Sexts, Lies and Anthony Weiner, Icarus Man
From Anthony Weiner to Eliot Spitzer, from John Edwards to Mark Sanford, they surround us in the media—respected, respectable, and righteous men who fly high and then plunge to earth, in a spectacular moral flameout that destroys their reputations and often their careers, burns their wives and families, and shocks the world. In an interview, Katie Couric asked President Obama why prominent political figures risk so much in becoming embroiled in affairs, mistresses and other scandals. Mr. Obama was baffled. “I have no idea,” he said. “I’ll leave that to the psychologists.”
Recently, I have become the psychologist who must answer that question. My private practice has been inundated with cases--of private citizens referred by their attorneys or remanded to me by the courts. These men have inexplicably brought upon themselves disasters that led to arrests and criminal charges. I have treated an esteemed banker whose family’s lifestyle, prestige, and security was based on a phony hedge fund, several different lawyers who shared their bed with their wives and an assortment of prostitutes they found on the internet, and a real estate baron whose investors’ fortunes were turned to dust by his chimerical deals. I have worked with them in the courts and (often with their wives and children) in the painful confessional of the therapy office.
Yet as I began to treat these emotionally fragile and frequently suicidal men, I found that there was nothing the psychological journals or the experience of my colleagues that accurately described their constellation of traits and symptoms. Diagnoses of narcissistic or antisocial personality disorder did not fit them. Nor are they standard-issue philanderers or white-collar criminals, or psychopathic con artists or embezzlers. Instead, these men are compelled by a complex of obsessive-compulsive disorder, addictive tendencies, and bipolar mania that converge and combust inside their psyche. Hiring hookers, committing financial frauds, snorting away their company’s profits, taking on mistresses, and—yes—relentlessly sexting women not their wives, they suffer from serious obsessive-compulsive disorder abetted by addiction--to gambling or risk-taking, or alcohol or drugs. When bipolar disorder ignites their manic hubris, they compulsively engage in bizarre behavior that is aberrant and morally repugnant to them; they deludes themselves into believing they will not be caught while all the while desperate to be stopped. They possess the frenetic, death-defying drive to rise high at any cost--and then they deliberately collapse when they can no longer take the pressure of their impossible lives. I call their syndrome the Icarus Complex.
Anthony Weiner, beloved by his constituents, the wunderkind of Congress with an enviable new bride and a baby on the way, is the most recent sad example of an Icarus Man suffering from a syndrome so severe that it’s a wonder he could stay aloft as long as he did. He and his wife need our help and understanding.

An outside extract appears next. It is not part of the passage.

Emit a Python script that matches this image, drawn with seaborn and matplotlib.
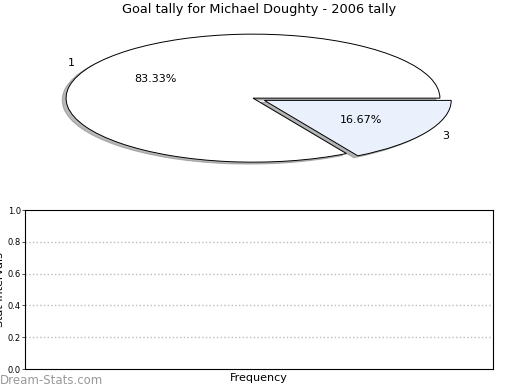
import matplotlib
matplotlib.use("Agg")
import matplotlib.pyplot as plt
import seaborn as sns

# Data
labels = ["1", "3"]
values = [5, 1]
colors = ["#ffffff", "#eaf0fc"]
explode = [0.0, 0.07]
yticks = [0.0, 0.2, 0.4, 0.6, 0.8, 1.0]

sns.set_theme(style="white")
plt.rcParams["font.family"] = ["DejaVu Sans"]
plt.rcParams["text.color"] = "black"
plt.rcParams["axes.labelcolor"] = "black"
plt.rcParams["ytick.color"] = "black"

fig = plt.figure(figsize=(5.2, 3.9), dpi=100)

# Pie axes
ax1 = fig.add_axes([0.0192, 0.535, 0.9346, 0.4267])
wedges, texts, autotexts = ax1.pie(
    values, labels=labels, colors=colors, explode=explode,
    autopct="%.2f%%", startangle=0, counterclock=True,
    shadow={"ox": -0.015, "oy": -0.022, "shade": 0.55},
    wedgeprops={"edgecolor": "black", "linewidth": 0.7},
    textprops={"fontsize": 8, "color": "black"},
    labeldistance=1.1, pctdistance=0.6,
)
ax1.set_aspect("auto")
ax1.set_xlim(-1.3, 1.3)
ax1.set_ylim(-1.3, 1.3)
ax1.axis("off")
fig.text(259 / 520, 1 - 10 / 390, "Goal tally for Michael Doughty - 2006 tally",
         ha="center", va="center", fontsize=9.3)

# Empty bottom axes
ax2 = fig.add_axes([0.048, 0.0538, 0.9, 0.4077])
ax2.set_ylim(0, 1)
ax2.set_xlim(0, 1)
ax2.set_yticks(yticks)
ax2.set_yticklabels([f"{t:.1f}" for t in yticks], fontsize=6)
ax2.set_xticks([])
ax2.tick_params(axis="y", length=2, width=0.5, pad=1, left=True, direction="out")
for s in ax2.spines.values():
    s.set_color("black")
    s.set_linewidth(0.8)
for t in yticks[1:-1]:
    ax2.axhline(t, color="#bbbbbb", linestyle=":", linewidth=1.0)
ax2.set_xlabel("Frequency", fontsize=8, labelpad=3)
ax2.set_ylabel("Stat Intervals", fontsize=8)
ax2.yaxis.set_label_coords(-0.042, 0.5)

fig.text(0.0, 1 - 380 / 390, "Dream-Stats.com", ha="left", va="center",
         fontsize=8.5, color="#999999")

fig.savefig("out.png", dpi=100)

Working with Icarus Men like Mr. Weiner, I must uncover the distinctive but consistently present psychodynamics that explain why they fall. I work to help the Icarus Man manage his illness and live a better, happier, healthier and truly successful life. Through therapy, he learns to shed the grandiose facade that led to his destruction and promote instead the development of his authentic self.
Icarus Men are canaries in a coal mine. They are the first victims of a psychological syndrome resulting from an epidemic of misplaced social values. The Icarus Complex defines a warped and dysfunctional model of success and masculinity that ultimately betrays our vision of the social contract, undermines marriage and the family, and poisons the workplace. Thanks to our celebration of the grandiose and swashbuckling alpha-male career man, those other men who lead truly integrated lives—who achieve balance between family time and work and enjoy stable monogamous marriages—seem like losers and also-rans.
Anthony Weiner has recognized he needs psychological help and is admitting himself into a treatment center. We can hope that with the proper care, he will emerge healed and renewed, while reviving his marriage in the process. The wife of one of my patients, a man who had been arrested for cyberspace indiscretions that were splashed across the tabloids, sees hope for Mr. Weiner and his wife, Huma Abedin. "I thought our life was over,” she told me. “Instead, it was just beginning again. We have rebounded to the point that after 20 years of marriage, we renewed our wedding vows and our commitment to each other and to our family.”
But unless we confront a culture that fails to celebrate the authentic, well-balanced American male, many more Icarus Men will crash, wrecking their careers and personal lives, and leave a burned-out place on the American landscape.